** OBJECTIVE **
Write the lines out again, from the top of the material to the line containing "(0,0) rectangle (743,419);", pictures excluded.

** DATA **
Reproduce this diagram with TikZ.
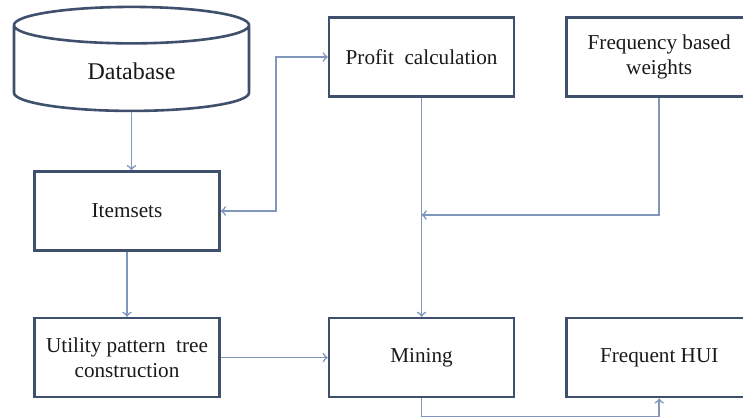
\documentclass[tikz,border=0pt]{standalone}
\usepackage{fontspec}
\setmainfont{Liberation Serif}
\usetikzlibrary{positioning,shapes.geometric}

\definecolor{boxline}{RGB}{62,80,108}
\definecolor{flowline}{RGB}{128,150,186}

\tikzset{
	box/.style={draw=boxline, line width=1.3pt, minimum width=92.5pt, minimum height=39.5pt,
		align=center, text=black!90, font=\fontsize{10.6}{12.5}\selectfont},
	dbcyl/.style={draw=boxline, line width=1.3pt, cylinder, shape border rotate=90, aspect=0.36,
		minimum width=117.5pt, minimum height=52pt, text=black!90, font=\fontsize{12}{14}\selectfont},
	flow/.style={draw=flowline, line width=0.8pt, ->},
}

\begin{document}
	\begin{tikzpicture}[x=0.5pt, y=-0.5pt]
		\useasboundingbox (0,0) rectangle (743,419);
		
			\node [box] (items) at (127,211) {Itemsets};
			\node [dbcyl, above=29pt of items, xshift=2.25pt] (db) {Database};
			\node [box, below=32.5pt of items] (utility) {Utility pattern\ \ tree\\construction};
			\node [box, right=53.5pt of utility] (mining) {Mining};
			\node [box, right=25pt of mining] (hui) {Frequent HUI};
			\node [box, above=109.5pt of mining] (profit) {Profit\ \ calculation};
			\node [box, right=25pt of profit] (weights) {Frequency based\\weights};
			\coordinate (join) at (profit.south |- 0,215);
			
			\draw [flow] (db.south) -- (db.south |- items.north);
			\draw [flow, <->] (items.east) -- ++(55,0) |- (profit.west);
			\draw [flow] (profit.south) -- (mining.north);
			\draw [flow] (weights.south) |- (join);
			\draw [flow] (items.south) -- (utility.north);
			\draw [flow] (utility.east) -- (mining.west);
			\draw [flow] (mining.south) -- ++(0,18) -| (hui.south);
	\end{tikzpicture}
\end{document}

** RESPONSE TO THIS EXERCISE **
Reproduce this diagram with TikZ.
\documentclass[tikz,border=0pt]{standalone}
\usepackage{fontspec}
\setmainfont{Liberation Serif}
\usetikzlibrary{positioning,shapes.geometric}

\definecolor{boxline}{RGB}{62,80,108}
\definecolor{flowline}{RGB}{128,150,186}

\tikzset{
	box/.style={draw=boxline, line width=1.3pt, minimum width=92.5pt, minimum height=39.5pt,
		align=center, text=black!90, font=\fontsize{10.6}{12.5}\selectfont},
	dbcyl/.style={draw=boxline, line width=1.3pt, cylinder, shape border rotate=90, aspect=0.36,
		minimum width=117.5pt, minimum height=52pt, text=black!90, font=\fontsize{12}{14}\selectfont},
	flow/.style={draw=flowline, line width=0.8pt, ->},
}

\begin{document}
	\begin{tikzpicture}[x=0.5pt, y=-0.5pt]
		\useasboundingbox (0,0) rectangle (743,419);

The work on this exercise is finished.